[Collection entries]
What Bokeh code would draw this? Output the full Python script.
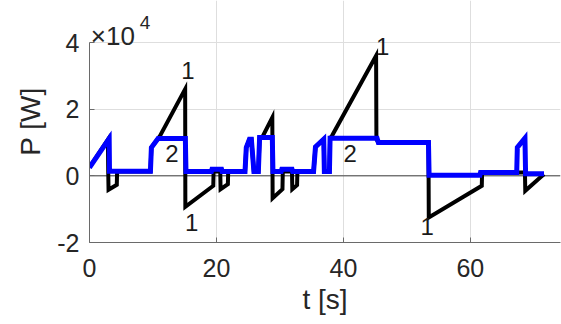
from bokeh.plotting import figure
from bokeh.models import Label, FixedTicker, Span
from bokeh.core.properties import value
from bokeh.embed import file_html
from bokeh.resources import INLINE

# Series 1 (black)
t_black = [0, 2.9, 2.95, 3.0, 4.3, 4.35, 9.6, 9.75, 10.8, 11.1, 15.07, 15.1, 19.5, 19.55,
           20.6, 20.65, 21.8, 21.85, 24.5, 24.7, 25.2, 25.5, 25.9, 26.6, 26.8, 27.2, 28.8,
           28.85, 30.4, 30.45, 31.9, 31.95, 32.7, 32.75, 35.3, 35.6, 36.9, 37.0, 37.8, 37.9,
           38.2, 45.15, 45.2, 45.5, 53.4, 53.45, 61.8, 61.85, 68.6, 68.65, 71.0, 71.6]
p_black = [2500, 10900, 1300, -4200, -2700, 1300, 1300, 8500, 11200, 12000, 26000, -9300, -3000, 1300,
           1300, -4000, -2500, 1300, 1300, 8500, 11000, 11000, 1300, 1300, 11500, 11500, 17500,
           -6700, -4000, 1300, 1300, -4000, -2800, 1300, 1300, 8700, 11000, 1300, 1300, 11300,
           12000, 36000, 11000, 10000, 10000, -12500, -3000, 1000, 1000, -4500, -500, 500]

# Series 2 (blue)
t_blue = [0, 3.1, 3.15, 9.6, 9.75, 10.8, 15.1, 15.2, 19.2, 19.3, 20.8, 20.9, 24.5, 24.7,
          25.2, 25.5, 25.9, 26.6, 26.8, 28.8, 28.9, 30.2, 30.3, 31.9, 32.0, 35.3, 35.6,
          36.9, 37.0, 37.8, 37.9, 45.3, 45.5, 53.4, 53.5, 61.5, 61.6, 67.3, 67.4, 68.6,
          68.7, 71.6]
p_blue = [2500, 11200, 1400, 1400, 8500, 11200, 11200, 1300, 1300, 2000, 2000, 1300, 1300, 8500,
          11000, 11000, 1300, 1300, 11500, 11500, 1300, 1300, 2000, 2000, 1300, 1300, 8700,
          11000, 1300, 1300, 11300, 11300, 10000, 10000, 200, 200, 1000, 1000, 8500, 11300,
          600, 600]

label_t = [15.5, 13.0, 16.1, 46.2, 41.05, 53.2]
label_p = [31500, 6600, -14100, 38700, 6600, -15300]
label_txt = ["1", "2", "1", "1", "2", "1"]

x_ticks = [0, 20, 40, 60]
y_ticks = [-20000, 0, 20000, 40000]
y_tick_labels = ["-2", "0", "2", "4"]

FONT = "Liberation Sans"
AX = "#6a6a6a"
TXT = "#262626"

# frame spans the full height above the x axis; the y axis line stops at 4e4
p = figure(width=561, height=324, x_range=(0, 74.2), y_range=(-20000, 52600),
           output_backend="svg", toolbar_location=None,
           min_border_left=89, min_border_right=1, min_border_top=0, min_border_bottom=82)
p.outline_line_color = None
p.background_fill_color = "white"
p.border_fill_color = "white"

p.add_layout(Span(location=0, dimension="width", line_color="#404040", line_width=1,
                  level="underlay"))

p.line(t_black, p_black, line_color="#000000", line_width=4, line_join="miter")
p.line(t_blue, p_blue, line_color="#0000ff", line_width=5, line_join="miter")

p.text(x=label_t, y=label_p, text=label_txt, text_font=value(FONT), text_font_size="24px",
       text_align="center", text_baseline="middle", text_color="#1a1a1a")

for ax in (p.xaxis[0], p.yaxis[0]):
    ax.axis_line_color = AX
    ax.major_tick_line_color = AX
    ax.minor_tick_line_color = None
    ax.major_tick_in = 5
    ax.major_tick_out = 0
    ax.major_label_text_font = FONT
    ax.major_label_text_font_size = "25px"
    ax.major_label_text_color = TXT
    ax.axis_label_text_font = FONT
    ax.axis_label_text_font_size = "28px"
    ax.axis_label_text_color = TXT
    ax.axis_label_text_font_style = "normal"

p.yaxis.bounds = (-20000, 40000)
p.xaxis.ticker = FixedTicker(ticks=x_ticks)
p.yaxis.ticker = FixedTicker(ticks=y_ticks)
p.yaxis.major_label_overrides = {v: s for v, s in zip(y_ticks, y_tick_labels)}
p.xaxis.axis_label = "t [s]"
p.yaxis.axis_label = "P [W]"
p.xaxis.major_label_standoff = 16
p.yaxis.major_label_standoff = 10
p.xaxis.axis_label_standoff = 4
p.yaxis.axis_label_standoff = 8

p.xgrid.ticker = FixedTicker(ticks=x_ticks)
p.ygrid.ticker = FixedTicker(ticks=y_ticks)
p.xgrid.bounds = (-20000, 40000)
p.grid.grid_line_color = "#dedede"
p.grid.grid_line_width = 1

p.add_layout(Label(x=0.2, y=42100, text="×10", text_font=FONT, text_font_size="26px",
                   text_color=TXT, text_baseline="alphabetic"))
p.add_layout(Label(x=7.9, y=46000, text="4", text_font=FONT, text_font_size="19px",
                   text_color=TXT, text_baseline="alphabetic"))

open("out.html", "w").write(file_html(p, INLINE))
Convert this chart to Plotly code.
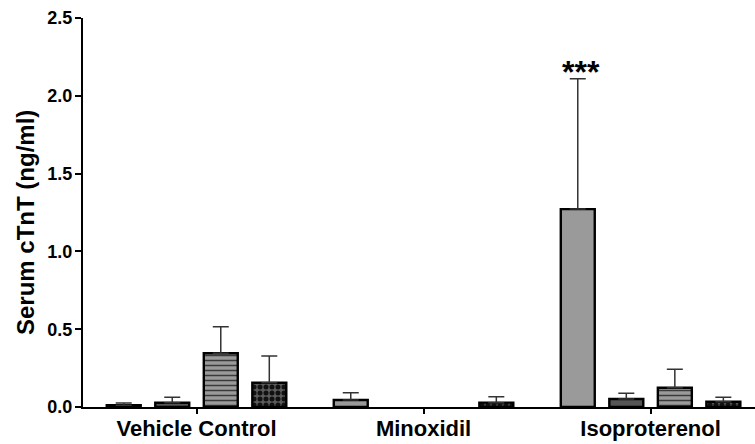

▶ _Task objective_: All lines from the start of the entries through the one with "from bokeh.resources import INLINE" are to be output exactly; omit the pictures.

▶ _Response_:
What Bokeh code would draw this? Output the full Python script.
from bokeh.plotting import figure
from bokeh.models import Label, FixedTicker, Span
from bokeh.core.properties import value
from bokeh.embed import file_html
from bokeh.resources import INLINE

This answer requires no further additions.